Subject: Patsy Cline and the Radar Men from the Moon
The Patsy Cline song selected by Dwight Jones was a great choice. One of her most popular hits, "Crazy," was written by a then-unknown singer/songwriter from Texas who had moved to Nashville. His name was Willie Nelson.
Something I noticed in Episode 1 of "Radar Men From the Moon," was that the good-guy crew buckled seat belts before takeoff in their spaceship; but they were sitting in what appeared to be desk chairs on rollers! Only a kid raised in The Rocket City would take note of such space travel errata. Also, in the opening credits of "Radar Men From The Moon" at the bottom of first-screen credits is the actor Clayton Moore. He plays one of the bad guys, the one on the left in the darker fedora in his opening scene of Episode 1, wielding a revolver. The name may not be familiar to most of us, but his voice should be. A few years later he would star in the title role of "The Lone Ranger" on TV. Since on the TV series we never actually got to see the hero's face, as in: "Who was that masked man?", his voice is instantly recognizable.

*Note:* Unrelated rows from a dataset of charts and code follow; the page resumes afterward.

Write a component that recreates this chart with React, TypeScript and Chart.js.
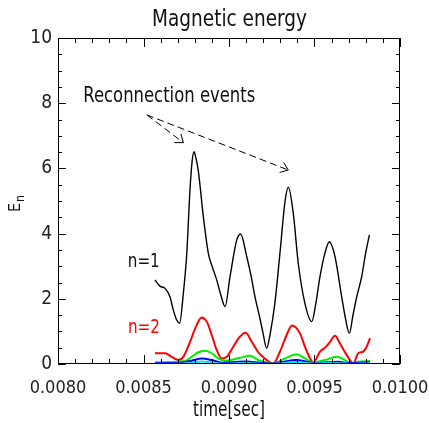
import React, { useEffect, useRef } from "react";
import { Chart, registerables } from "chart.js";

Chart.register(...registerables);

// ---- data (time [sec], energy) ----
const n1Time = [0.008567, 0.008596, 0.008626, 0.008655, 0.008674, 0.008694, 0.008711, 0.008733, 0.008753, 0.008772, 0.008784, 0.008795, 0.008807, 0.00882, 0.00885, 0.008879, 0.008901, 0.008928, 0.008953, 0.008977, 0.009006, 0.009045, 0.009068, 0.009104, 0.009129, 0.009152, 0.009181, 0.009199, 0.00922, 0.00924, 0.009269, 0.009298, 0.009328, 0.009347, 0.009376, 0.009405, 0.009444, 0.009484, 0.009509, 0.009532, 0.009561, 0.009587, 0.00962, 0.009659, 0.009681, 0.009704, 0.009725, 0.009747, 0.009776, 0.009799, 0.009821];
const n1Energy = [2.58, 2.39, 2.32, 2.06, 1.66, 1.35, 1.25, 2.17, 3.38, 5.36, 6.2, 6.51, 6.3, 5.95, 4.52, 3.4, 3.0, 2.58, 2.1, 1.76, 2.68, 3.8, 3.99, 3.29, 2.7, 2.06, 1.4, 0.95, 0.48, 0.9, 1.9, 3.4, 5.0, 5.42, 4.62, 3.09, 1.86, 1.3, 1.9, 2.68, 3.4, 3.75, 3.29, 2.06, 1.4, 0.94, 1.5, 2.06, 2.68, 3.4, 3.96];

const n2Time = [0.008567, 0.008626, 0.008665, 0.008704, 0.008733, 0.008772, 0.008811, 0.00884, 0.00887, 0.008899, 0.008928, 0.008957, 0.008987, 0.009025, 0.009064, 0.009098, 0.009133, 0.009154, 0.009171, 0.009191, 0.00924, 0.009259, 0.009298, 0.009337, 0.009368, 0.009415, 0.009444, 0.009474, 0.009493, 0.009532, 0.009561, 0.009591, 0.00962, 0.009649, 0.009688, 0.009727, 0.009756, 0.009785, 0.009805, 0.009825];
const n2Energy = [0.33, 0.33, 0.22, 0.12, 0.22, 0.68, 1.2, 1.43, 1.3, 0.89, 0.43, 0.17, 0.22, 0.53, 0.84, 0.96, 0.68, 0.5, 0.36, 0.25, 0.05, 0.02, 0.38, 0.89, 1.18, 0.94, 0.53, 0.17, 0.05, 0.38, 0.5, 0.68, 0.87, 0.63, 0.28, 0.02, 0.33, 0.38, 0.53, 0.79];

const n3Time = [0.008567, 0.008655, 0.008743, 0.008782, 0.00882, 0.00886, 0.008899, 0.008937, 0.008977, 0.009025, 0.009064, 0.009123, 0.009171, 0.009191, 0.009259, 0.009308, 0.009347, 0.009396, 0.009444, 0.009493, 0.009561, 0.00963, 0.009678, 0.009717, 0.009756, 0.009825];
const n3Energy = [0.05, 0.06, 0.09, 0.22, 0.36, 0.41, 0.33, 0.17, 0.1, 0.14, 0.19, 0.25, 0.12, 0.09, 0.01, 0.12, 0.22, 0.3, 0.17, 0.05, 0.12, 0.22, 0.12, 0.02, 0.07, 0.09];

const n4Time = [0.008567, 0.0087, 0.00878, 0.00884, 0.0089, 0.00896, 0.00903, 0.0091, 0.00918, 0.00925, 0.00932, 0.00939, 0.00945, 0.0095, 0.00957, 0.00964, 0.0097, 0.00976, 0.009825];
const n4Energy = [0.03, 0.03, 0.1, 0.17, 0.12, 0.04, 0.06, 0.08, 0.04, 0.01, 0.07, 0.12, 0.08, 0.02, 0.05, 0.07, 0.03, 0.04, 0.05];

const n5Time = [0.008567, 0.0087, 0.00879, 0.00884, 0.0089, 0.00896, 0.00905, 0.00911, 0.00918, 0.00925, 0.00933, 0.00939, 0.00945, 0.0095, 0.0096, 0.0097, 0.009825];
const n5Energy = [0.01, 0.01, 0.04, 0.08, 0.05, 0.01, 0.02, 0.03, 0.01, 0.0, 0.03, 0.06, 0.03, 0.01, 0.03, 0.01, 0.02];

// ---- axes ----
const xMin = 0.008;
const xMax = 0.01;
const xMajorStep = 0.0005;
const xMinorStep = 0.0001;
const yMin = 0;
const yMax = 10;
const yMajorStep = 2;
const yMinorStep = 0.5;

// ---- text ----
const titleText = "Magnetic energy";
const xTitle = "time[sec]";
const yTitleMain = "E";
const yTitleSub = "n";
const annotationText = "Reconnection events";
const annotationPos = [0.008148, 8.05];
const arrowTail = [0.00852, 7.64];
const arrowHeads = [
  [0.008733, 6.79],
  [0.009347, 5.95],
];
const seriesLabels = [
  { text: "n=1", t: 0.008408, e: 2.98, color: "#111111" },
  { text: "n=2", t: 0.008409, e: 0.95, color: "#ff0000" },
];

const FONT = "'DejaVu Sans Condensed', 'Liberation Sans', sans-serif";
const W = 300;

const toXY = (t: number[], e: number[]) => t.map((v, i) => ({ x: v, y: e[i] }));

const decorPlugin = {
  id: "idlDecor",
  afterDraw(chart: any) {
    const { ctx, chartArea, scales } = chart;
    const xs = scales.x;
    const ys = scales.y;
    const { left, right, top, bottom } = chartArea;
    ctx.save();
    ctx.strokeStyle = "#000";
    ctx.lineWidth = 1;
    ctx.setLineDash([]);
    // frame
    ctx.beginPath();
    ctx.rect(left + 0.5, top + 0.5, right - left - 1, bottom - top - 1);
    ctx.stroke();
    // x ticks
    const nx = Math.round((xMax - xMin) / xMinorStep);
    for (let i = 0; i <= nx; i++) {
      const v = xMin + i * xMinorStep;
      const major = i % Math.round(xMajorStep / xMinorStep) === 0;
      const len = major ? 9 : 5;
      const px = Math.round(xs.getPixelForValue(v)) + 0.5;
      ctx.beginPath();
      ctx.moveTo(px, bottom);
      ctx.lineTo(px, bottom - len);
      ctx.moveTo(px, top);
      ctx.lineTo(px, top + len);
      ctx.stroke();
    }
    // y ticks
    const ny = Math.round((yMax - yMin) / yMinorStep);
    for (let i = 0; i <= ny; i++) {
      const v = yMin + i * yMinorStep;
      const major = i % Math.round(yMajorStep / yMinorStep) === 0;
      const len = major ? 8 : 4;
      const py = Math.round(ys.getPixelForValue(v)) + 0.5;
      ctx.beginPath();
      ctx.moveTo(left, py);
      ctx.lineTo(left + len, py);
      ctx.moveTo(right, py);
      ctx.lineTo(right - len, py);
      ctx.stroke();
    }

    ctx.fillStyle = "#111";
    ctx.textBaseline = "alphabetic";
    // title
    ctx.font = `${W} 23px ${FONT}`;
    ctx.textAlign = "left";
    ctx.fillText(titleText, 152, 26, 155);
    // x title
    ctx.font = `${W} 21px ${FONT}`;
    ctx.fillText(xTitle, 193, 416, 72);
    // y title
    ctx.save();
    ctx.translate(20, 212);
    ctx.rotate(-Math.PI / 2);
    ctx.font = `${W} 16px ${FONT}`;
    ctx.fillText(yTitleMain, 0, 0);
    const w = ctx.measureText(yTitleMain).width;
    ctx.font = `${W} 12px ${FONT}`;
    ctx.fillText(yTitleSub, w + 1, 4);
    ctx.restore();

    // annotation text
    ctx.font = `${W} 22px ${FONT}`;
    ctx.fillText(annotationText, xs.getPixelForValue(annotationPos[0]), ys.getPixelForValue(annotationPos[1]), 172);

    // series labels
    ctx.font = `${W} 20px ${FONT}`;
    for (const s of seriesLabels) {
      ctx.fillStyle = s.color;
      ctx.fillText(s.text, xs.getPixelForValue(s.t), ys.getPixelForValue(s.e), 32);
    }

    // arrows
    ctx.strokeStyle = "#000";
    ctx.lineWidth = 1;
    const tx = xs.getPixelForValue(arrowTail[0]);
    const ty = ys.getPixelForValue(arrowTail[1]);
    for (const h of arrowHeads) {
      const hx = xs.getPixelForValue(h[0]);
      const hy = ys.getPixelForValue(h[1]);
      ctx.setLineDash([7, 4]);
      ctx.beginPath();
      ctx.moveTo(tx, ty);
      ctx.lineTo(hx, hy);
      ctx.stroke();
      ctx.setLineDash([]);
      const ang = Math.atan2(ty - hy, tx - hx);
      const L = 9;
      const spread = (37 * Math.PI) / 180;
      ctx.beginPath();
      ctx.moveTo(hx + L * Math.cos(ang - spread), hy + L * Math.sin(ang - spread));
      ctx.lineTo(hx, hy);
      ctx.lineTo(hx + L * Math.cos(ang + spread), hy + L * Math.sin(ang + spread));
      ctx.stroke();
    }
    ctx.restore();
  },
};

export default function App() {
  const ref = useRef<HTMLCanvasElement>(null);
  useEffect(() => {
    if (!ref.current) return;
    const line = (data: any, color: string, width: number) => ({
      data,
      borderColor: color,
      backgroundColor: color,
      borderWidth: width,
      pointRadius: 0,
      fill: false,
      cubicInterpolationMode: "monotone" as const,
    });
    const chart = new Chart(ref.current, {
      type: "line",
      data: {
        datasets: [
          line(toXY(n5Time, n5Energy), "#00e5ff", 2),
          line(toXY(n4Time, n4Energy), "#0000ff", 2),
          line(toXY(n3Time, n3Energy), "#00ee00", 2),
          line(toXY(n2Time, n2Energy), "#ff0000", 2),
          line(toXY(n1Time, n1Energy), "#000000", 1.4),
        ],
      },
      options: {
        animation: false,
        responsive: false,
        devicePixelRatio: 1,
        layout: { padding: { top: 38, right: 29, left: 0, bottom: 0 } },
        plugins: { legend: { display: false }, tooltip: { enabled: false }, title: { display: false } },
        scales: {
          x: {
            type: "linear",
            min: xMin,
            max: xMax,
            grid: { display: false, drawTicks: false },
            border: { display: false },
            ticks: {
              stepSize: xMajorStep,
              padding: 14,
              color: "#222",
              font: { family: FONT, size: 18, weight: W },
              maxRotation: 0,
              autoSkip: false,
              callback: (v: any) => Number(v).toFixed(4),
            },
            afterFit: (s: any) => {
              s.height = 59;
              s.paddingLeft = 0;
              s.paddingRight = 0;
            },
          },
          y: {
            type: "linear",
            min: yMin,
            max: yMax,
            grid: { display: false, drawTicks: false },
            border: { display: false },
            ticks: {
              stepSize: yMajorStep,
              padding: 6,
              color: "#222",
              font: { family: FONT, size: 19, weight: W },
              callback: (v: any) => String(v),
            },
            afterFit: (s: any) => {
              s.width = 58;
              s.paddingTop = 0;
              s.paddingBottom = 0;
            },
          },
        },
      },
      plugins: [decorPlugin],
    });
    return () => chart.destroy();
  }, []);
  return (
    <div style={{ position: "absolute", left: 0, top: 0, width: 429, height: 423, background: "#fff" }}>
      <canvas ref={ref} width={429} height={423} style={{ width: 429, height: 423 }} />
    </div>
  );
}
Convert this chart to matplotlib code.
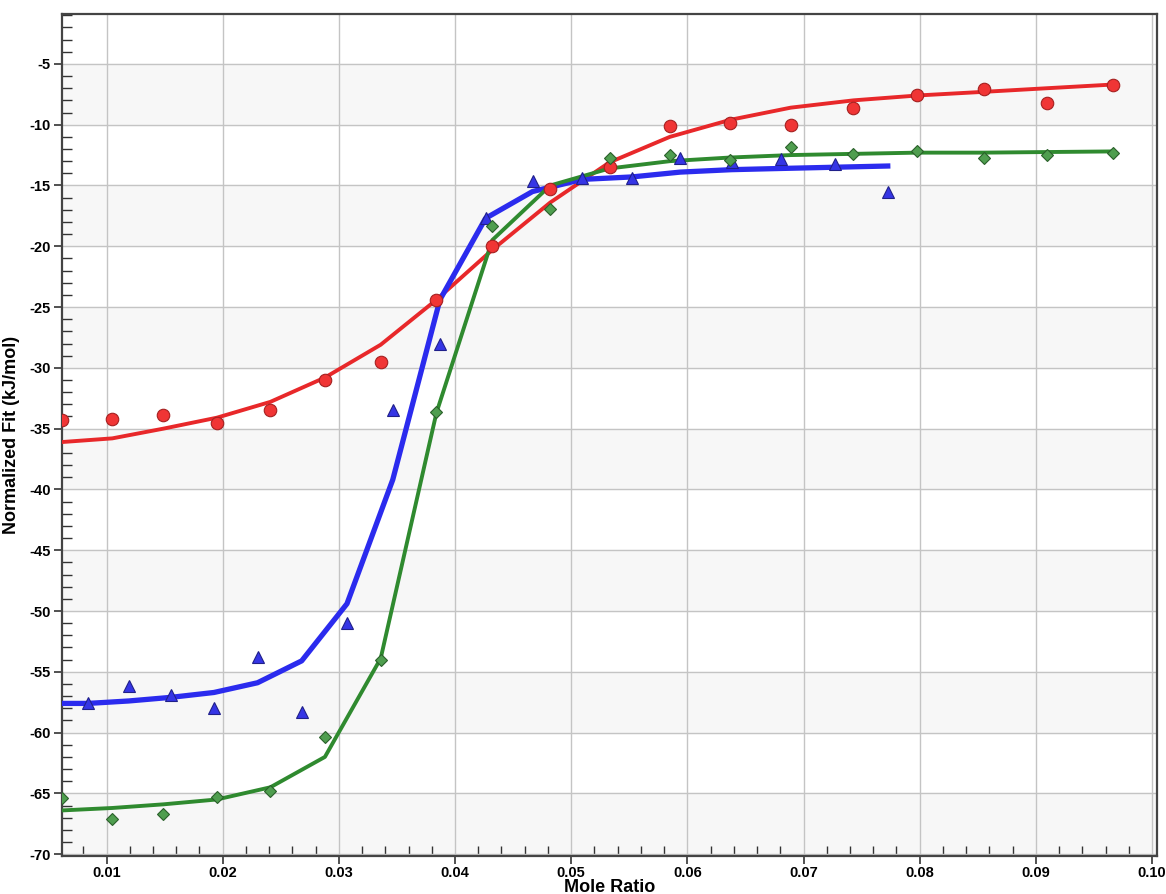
import matplotlib
matplotlib.use('agg')
import matplotlib.pyplot as plt
from matplotlib.ticker import MultipleLocator, FormatStrFormatter

plt.rcParams['font.family'] = ['Liberation Sans', 'DejaVu Sans']
plt.rcParams['axes.unicode_minus'] = False

# shared injection x positions (red / green series)
x_rg = [0.0062, 0.0105, 0.0149, 0.0195, 0.0241, 0.0288, 0.0336, 0.0384, 0.0432, 0.0482,
        0.0533, 0.0585, 0.0637, 0.0689, 0.0743, 0.0798, 0.0855, 0.0910, 0.0966]

red_pts = [-34.3, -34.2, -33.9, -34.5, -33.5, -31.0, -29.5, -24.4, -20.0, -15.3,
           -13.5, -10.1, -9.9, -10.0, -8.6, -7.6, -7.1, -8.2, -6.7]
red_fit = [-36.1, -35.8, -35.0, -34.1, -32.8, -30.8, -28.1, -24.4, -20.3, -16.4,
           -13.1, -11.0, -9.6, -8.6, -8.0, -7.6, -7.3, -7.0, -6.7]

green_pts = [-65.4, -67.1, -66.7, -65.3, -64.8, -60.4, -54.0, -33.6, -18.3, -16.9,
             -12.7, -12.5, -12.9, -11.8, -12.4, -12.2, -12.7, -12.5, -12.3]
green_fit = [-66.4, -66.2, -65.9, -65.5, -64.5, -62.0, -53.9, -33.7, -19.5, -15.0,
             -13.6, -13.0, -12.7, -12.5, -12.4, -12.3, -12.3, -12.25, -12.2]

# blue series
x_b = [0.0084, 0.0119, 0.01555, 0.01925, 0.0230, 0.0268, 0.0307, 0.03464, 0.0387, 0.04263,
       0.04667, 0.05095, 0.0552, 0.0594, 0.0638, 0.0681, 0.0727, 0.07725]
blue_pts = [-57.6, -56.2, -56.9, -58.0, -53.8, -58.3, -51.0, -33.5, -28.0, -17.7,
            -14.6, -14.4, -14.4, -12.7, -13.1, -12.8, -13.2, -15.5]
x_bfit = [0.0062] + x_b
blue_fit = [-57.6, -57.6, -57.4, -57.1, -56.7, -55.9, -54.1, -49.4, -39.2, -24.4, -17.7,
            -15.5, -14.5, -14.3, -13.9, -13.7, -13.6, -13.5, -13.4]

fig = plt.figure(figsize=(11.66, 8.94), dpi=100)
ax = fig.add_axes([0.0532, 0.0425, 0.9391, 0.9418])

# alternating bands
for lo in range(-70, 0, 10):
    ax.axhspan(lo, lo + 5, color='#f7f7f7', zorder=0)

ax.grid(True, which='major', color='#c4c4c4', linewidth=1.0, zorder=1)
ax.set_axisbelow(True)

ax.plot(x_rg, red_fit, color='#e8282a', lw=2.8, zorder=3)
ax.plot(x_bfit, blue_fit, color='#2b2bee', lw=3.8, zorder=3)
ax.plot(x_rg, green_fit, color='#2f8a2f', lw=2.8, zorder=3)

ax.plot(x_rg, red_pts, 'o', ms=9, mfc='#f03535', mec='#a52020', mew=0.8, zorder=4)
ax.plot(x_b, blue_pts, '^', ms=9, mfc='#3535e5', mec='#20208a', mew=0.8, zorder=4)
ax.plot(x_rg, green_pts, 'D', ms=6.5, mfc='#4f9e4f', mec='#2a602a', mew=0.8, zorder=4)

ax.set_xlim(0.00617, 0.10043)
ax.set_ylim(-70.15, -0.9)

ax.xaxis.set_major_locator(MultipleLocator(0.01))
ax.xaxis.set_minor_locator(MultipleLocator(0.002))
ax.yaxis.set_major_locator(MultipleLocator(5))
ax.yaxis.set_minor_locator(MultipleLocator(1))
ax.xaxis.set_major_formatter(FormatStrFormatter('%.2f'))
ax.yaxis.set_major_formatter(FormatStrFormatter('%d'))

ax.tick_params(which='major', direction='out', length=6, width=1.2, color='#333333',
               labelsize=10.5, pad=2)
ax.tick_params(axis='x', which='major', pad=1)
ax.tick_params(which='minor', direction='in', length=7, width=1.0, color='#333333')
for lab in ax.get_xticklabels() + ax.get_yticklabels():
    lab.set_fontweight('bold')

for s in ax.spines.values():
    s.set_color('#444444')
    s.set_linewidth(1.6)

ax.set_xlabel('Mole Ratio', fontsize=13, fontweight='bold', va='baseline')
ax.set_ylabel('Normalized Fit (kJ/mol)', fontsize=13, fontweight='bold')
ax.xaxis.set_label_coords(0.5, -0.0425)
ax.yaxis.set_label_coords(-0.0385, 0.5)

plt.savefig('out.png')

TV Trivia Question: Clayton Moore played The Lone Ranger; what was the name of the actor who played Tonto? (ANSWER BELOW)
Subject: Last Week's Issue
Pat King Fanning
Thank you, Rainer for your article - I love hearing folks "walk down memory lane"! Tommy, I loved the jukebox songs. I began playing them and Roy said, "Where is that coming from?" We were singing along - just as we did in "yester-years". Today's music just doesn't hit the spot as well....
Tommy -- I appreciate all you do. Blessings to you and yours this coming holiday season. We must begin to truly cherish our FFF's --- FAMILY, FRIENDS, FREEDOM. Each are so precious to our lives.
TV Trivia Answer: In "The Lone Ranger" TV series, Tonto was played by the actor Jay Silverheels. His horse, Scout, played himself.